The panellists also comment on on-screen interviews with sex workers who reveal what their clients ask for, owners of adult entertainment shops, and a host of people who enjoy alternative expressions of sexuality.
Hot on the heels of Sex in Afrikaans, this documentary series hosted by writer Kim Windvogel and journalist Romantha Botha asks what the rest of South Africa gets up to after dark in a way that normalises talking about taboo topics (even beyond the ins and outs of sex) in a comfortable, chatty and non judgemental way.

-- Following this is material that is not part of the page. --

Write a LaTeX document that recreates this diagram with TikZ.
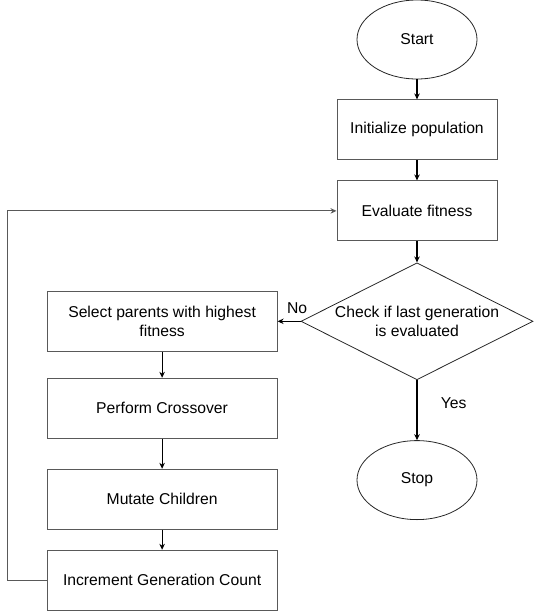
\documentclass[tikz,border=0pt]{standalone}
\usepackage{fontspec}
\setmainfont{Liberation Sans}
\usepackage{tikz}
\usetikzlibrary{shapes,arrows.meta,positioning,calc}
\tikzset{
  cfedge/.style={
    draw=black,
    line width=1.1pt,
    -{Stealth[length=6pt,width=5.5pt]}
  },
  cflabel/.style={
    font=\fontsize{15.7pt}{19pt}\selectfont
  },
  process/.style={
    draw=black!65,
    line width=1pt,
    rectangle,
    minimum height=60pt,
    minimum width=160pt,
    inner sep=0pt,
    align=center,
    font=\fontsize{15.7pt}{19pt}\selectfont,
  },
  terminal/.style={
    draw=black!85,
    line width=0.8pt,
    ellipse,
    minimum height=79pt,
    minimum width=120pt,
    inner sep=0pt,
    font=\fontsize{15.7pt}{19pt}\selectfont,
  },
  decision/.style={
    draw=black!85,
    line width=0.8pt,
    diamond,
    shape aspect=1.9,
    minimum height=117pt,
    minimum width=232pt,
    inner sep=0pt,
    align=center,
    font=\fontsize{15.7pt}{19pt}\selectfont,
  }
}
\begin{document}
\begin{tikzpicture}[auto, node distance=20pt and 23pt]

    \useasboundingbox (0,0) rectangle (535pt,-611pt);

    \node [terminal] (start) at (417pt,-39.5pt) {Start};

    \node [process, below= of start] (init) {Initialize population};

    \node [process, below=20pt of init] (eval) {Evaluate fitness};

    \node [decision, below=21pt of eval] (check) {Check if last generation\\is evaluated};

    \node [terminal, below=60pt of check] (stop) {Stop};


    \node [process, minimum width=230pt, left=23pt of check] (select) {Select parents with highest\\fitness};

    \node [process, minimum width=230pt, below=26pt of select] (cross) {Perform Crossover};

    \node [process, minimum width=230pt, below=30pt of cross] (mutate) {Mutate Children};

    \node [process, minimum width=230pt, below= of mutate] (incr) {Increment Generation Count};

    \draw [cfedge] (start) -- (init);
    \draw [cfedge] (init) -- (eval);
    \draw [cfedge] (eval) -- (check);
    \draw [cfedge] (check.west) -- node [cflabel, pos=0.15, above=4pt] {No} (select);
    \draw [cfedge] (check) -- node [cflabel, pos=0.38, right=20pt] {Yes} (stop);

    \draw [cfedge] (select) -- (cross);
    \draw [cfedge] (cross) -- (mutate);
    \draw [cfedge] (mutate) -- (incr);
    \draw [cfedge, draw=black!65, line width=1pt] (incr.west) -- ($(incr.west)+(-39pt,0)$) |- (eval.west);
  \end{tikzpicture}
\end{document}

South Africa’s celebs including Lesego Tlhabi (Coconut Kelz), Moonchild Sanelly, and Siv Ngesi lead the way as they tell funny stories about their own firsts and clueless moments (episode 1 is a treat). This is a fantastic starter series as its open curiosity is backed up by scientists of all stripes telling us what their research really reveals about human sexuality and pleasure.
Sex Etc: The late Mark Pilgrim and sexologist Dr Elna Rudolf host this (2005) openly curious talk show about sex and sexuality.
Cara Delevingne is on an open-minded, open-hearted journey to explore her own sexuality and she’s taking us along for the ride.
The series moves from the science of why women in gay relationships are having more orgasms than their heterosexual sisters, to exploring a wide array of gender expressions in cultures around the world, and looking into the world of ethical pornography for everyone. In episode 5, she chats with South African polyamory activist and “self love sangoma” Muvumbi Ndazlama, and in episode 6, Carla comes to South Africa on the trail of how colourism impacts the idea of physical attractiveness.
Sex Life: For the truly curious, this three-season pornucopia of global human sexuality takes us everywhere from lesbian clubs for bicurious women, to a trans-inclusive strip show, to a day of work with an erotic underwater photographer, and much, much more.
Seven Black South African women who work as adult entertainers demystify their daily lives, both on and off the clock, in this reality series. We learn their back stories as they uncover how the work they do now often helps them to reclaim their bodies and lives after sexual exploitation and abuse – and how they navigate clients’ feelings of entitlement to female bodies on online platforms like OnlyFans.
As well as humanising a line of work that’s often devoured in private by the same people who shame it in public, the series’ cast exudes hard-won body positivity and self love in the face of the racism and warped standards imposed on women’s bodies in the adult industry.
Now cool it!
Does all this sex talk have you hot under the collar? If you’re looking to cringe your way right out of it, Jamie Morton’s comedy special My Dad Wrote a Porno reveals what it was like for him to stumble across his dad’s alter ego, Rocky Flintstone, writer of the erotic novel Belinda Blinked.
Together, Jamie and his friends James Cooper and Alice Levine form a book club no one wanted, as they read excerpts from Belinda Blinked out loud and deliver some literary criticism.